--- DATA LINES ---
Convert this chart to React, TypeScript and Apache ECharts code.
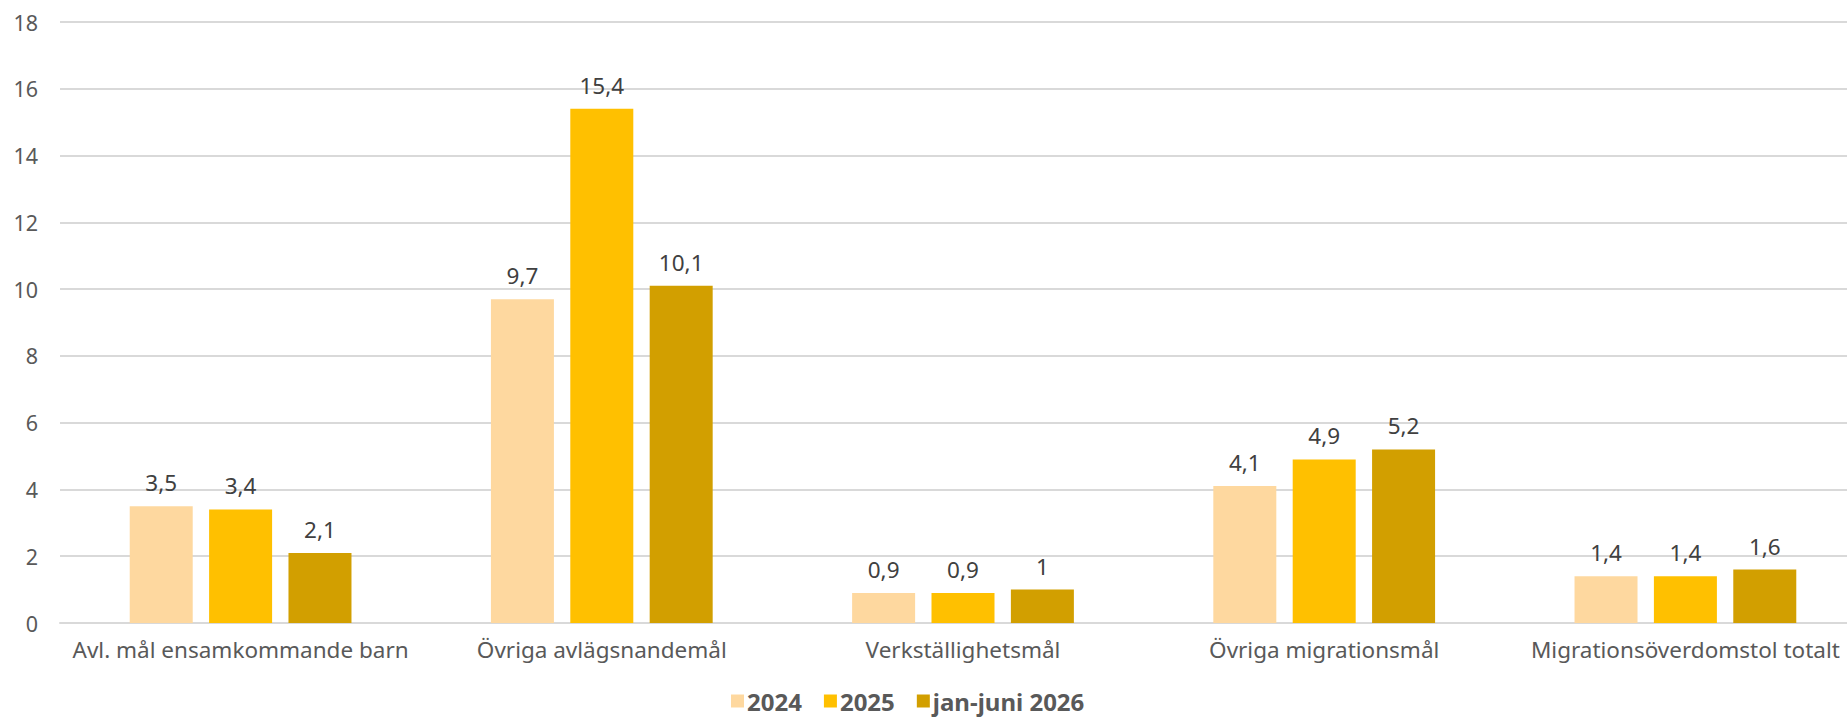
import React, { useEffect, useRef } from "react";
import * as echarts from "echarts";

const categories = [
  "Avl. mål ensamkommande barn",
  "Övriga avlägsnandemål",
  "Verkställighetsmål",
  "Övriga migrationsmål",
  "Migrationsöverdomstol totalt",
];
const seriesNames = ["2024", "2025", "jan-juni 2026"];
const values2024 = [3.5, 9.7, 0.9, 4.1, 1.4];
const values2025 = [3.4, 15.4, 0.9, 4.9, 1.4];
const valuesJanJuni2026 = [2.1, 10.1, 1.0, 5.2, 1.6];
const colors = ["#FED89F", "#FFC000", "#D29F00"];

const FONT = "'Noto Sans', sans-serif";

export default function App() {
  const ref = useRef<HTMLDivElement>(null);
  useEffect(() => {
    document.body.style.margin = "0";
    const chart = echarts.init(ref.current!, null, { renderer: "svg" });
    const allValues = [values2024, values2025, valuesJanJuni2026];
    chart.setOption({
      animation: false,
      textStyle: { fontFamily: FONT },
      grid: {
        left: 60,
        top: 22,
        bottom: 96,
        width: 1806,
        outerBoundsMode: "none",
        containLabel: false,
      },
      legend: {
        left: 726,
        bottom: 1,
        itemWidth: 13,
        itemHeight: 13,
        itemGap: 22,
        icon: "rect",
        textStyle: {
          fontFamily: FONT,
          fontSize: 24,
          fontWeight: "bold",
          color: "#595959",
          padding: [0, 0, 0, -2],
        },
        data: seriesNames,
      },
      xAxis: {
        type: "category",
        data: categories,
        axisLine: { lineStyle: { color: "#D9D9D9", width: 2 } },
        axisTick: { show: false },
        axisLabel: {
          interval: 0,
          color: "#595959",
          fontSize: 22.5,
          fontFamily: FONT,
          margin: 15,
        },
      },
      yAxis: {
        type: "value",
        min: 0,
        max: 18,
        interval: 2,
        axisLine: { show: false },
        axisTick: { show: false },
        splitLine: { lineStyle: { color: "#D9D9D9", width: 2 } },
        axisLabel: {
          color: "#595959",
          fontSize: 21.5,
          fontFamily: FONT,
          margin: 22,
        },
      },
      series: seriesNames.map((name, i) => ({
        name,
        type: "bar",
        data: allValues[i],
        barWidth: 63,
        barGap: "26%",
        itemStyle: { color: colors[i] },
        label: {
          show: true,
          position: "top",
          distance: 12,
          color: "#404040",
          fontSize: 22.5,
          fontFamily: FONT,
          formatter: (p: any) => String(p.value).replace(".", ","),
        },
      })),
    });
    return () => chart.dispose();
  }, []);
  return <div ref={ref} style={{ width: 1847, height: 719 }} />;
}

--- BRIEF ---
From the first line of the material down to the line containing "import * as", inclusive, return each line exactly, skipping any picture.

--- IN RESPONSE ---
Convert this chart to React, TypeScript and Apache ECharts code.
import React, { useEffect, useRef } from "react";
import * as echarts from "echarts";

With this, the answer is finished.